In the end I would like to make a “kernel” which calculates a function like this:
function PackStep(pg,pg_tmp,u,u_tmp,nCoords,nTot)
@fastmath @inbounds @threads for i = 1:nCoords
Wgx = 0.0;
Wgz = 0.0;
p_i = pg[i];
@inbounds @simd for j = 1:nTot
if (i != j)
p_j = pg[j];
rij = p_i .- p_j;
RIJ = norm(rij);
RIJ1 = 1.0 / RIJ;
q = RIJ/H;
if (q <= 2)
qq3 = q*(q-2)^3;
Wq = AD * FAC * qq3;
x_ij = rij[1];
z_ij = rij[3];
Wgx += Wq * (x_ij * RIJ1) * H1;
Wgz += Wq * (z_ij * RIJ1) * H1;
end
end
end
# Define here since I use it a lot
u_i = u[i];
dux = (-BETA * Wgx * V - ZETA * u_i[1])*DT;
duz = (-BETA * Wgz * V - ZETA * u_i[3])*DT;
dx = dux*DT;
dz = duz*DT;
u_tmp[i] = u_i .+ (dux, 0.0, duz)
pg_tmp[i] = pg[i] .+ (dx, 0.0, dz)
end
@inbounds @simd for i = 1:nCoords
u[i] = u_tmp[i];
pg[i] = pg_tmp[i];
end
end
To give some basic intuition about the function, it basically calculates how a particle, p_i, is going to move depending on Wgx and Wgz. So basically one calculates for each particle from 1 to nCoords how it should move depending on the other particles, calculated in the innerloop from j = 1:nTot.
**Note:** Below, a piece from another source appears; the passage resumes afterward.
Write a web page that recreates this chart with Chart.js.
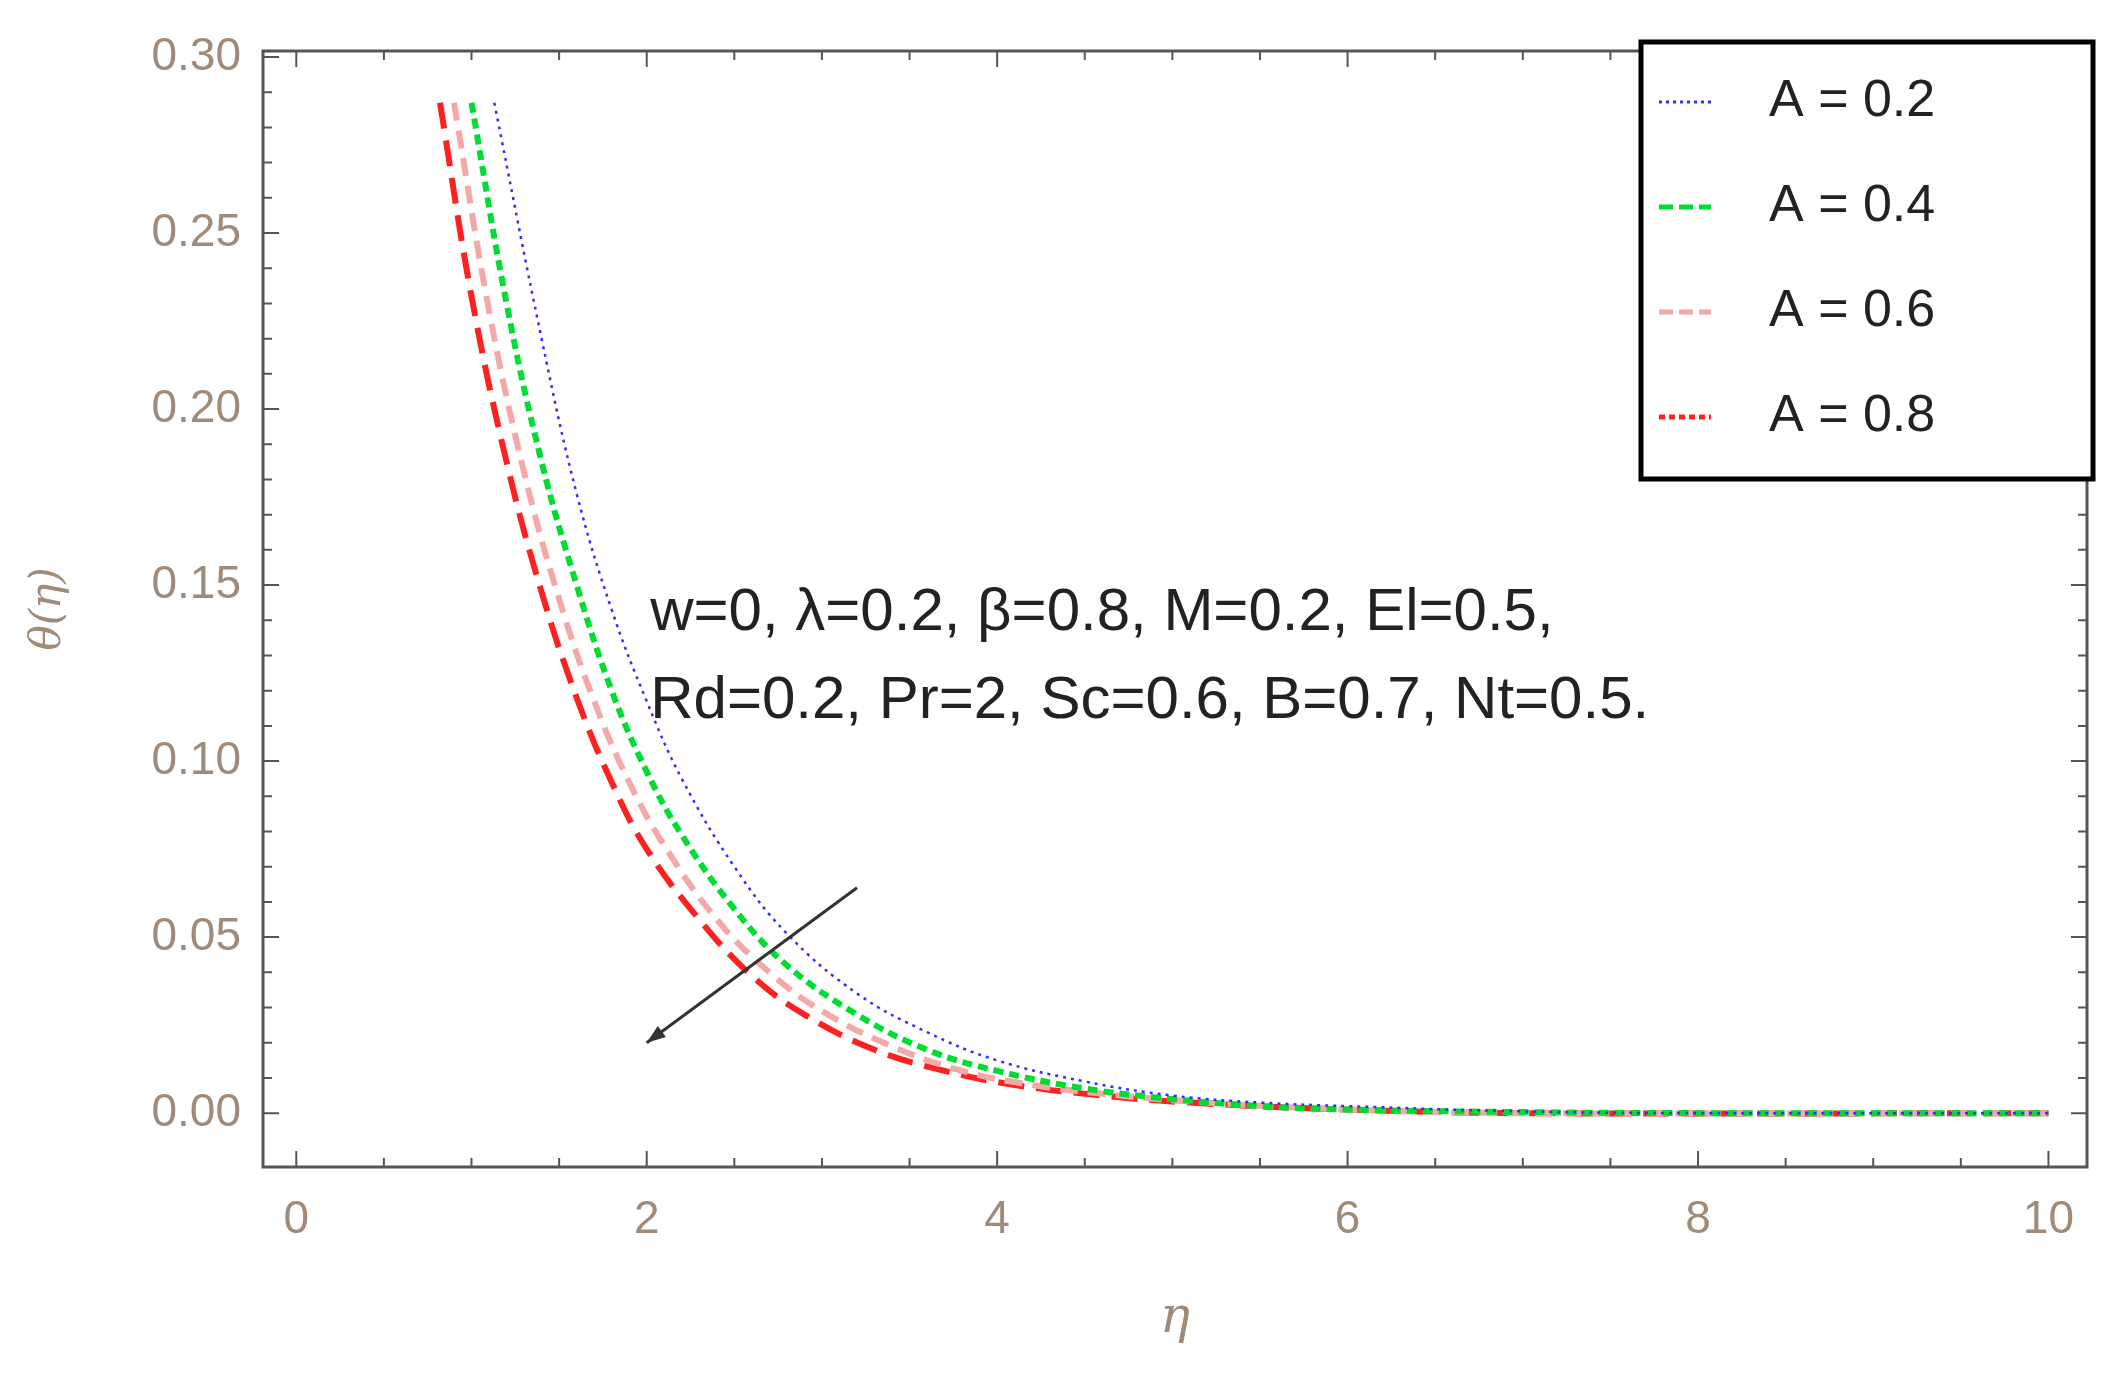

The first four inputs are Array{Tuple{Float64,Float64,Float64},2}
with N particles in X Y and Z coordinates and the two last are just Int64
. The reason for using tuple’s has been that they have given very good performance for CPU implementation, but since they do not allow for in place operations, they seem unfit for GPU’s. Standard arrays seem to have bad performance as well, atleast when I checked with the CPU implementation.
So basically my question is quite openended, since I am new to it - so here are a few questions.
Currently I have been testing with the CUDA options, but maybe something like ArrayFire is smarter?
What should I replace tuple’s with or can I get it to work using GPU?
If anyone have more suggestions for resources to gradually look into regarding GPU programming in Julia please do share.
Kind regards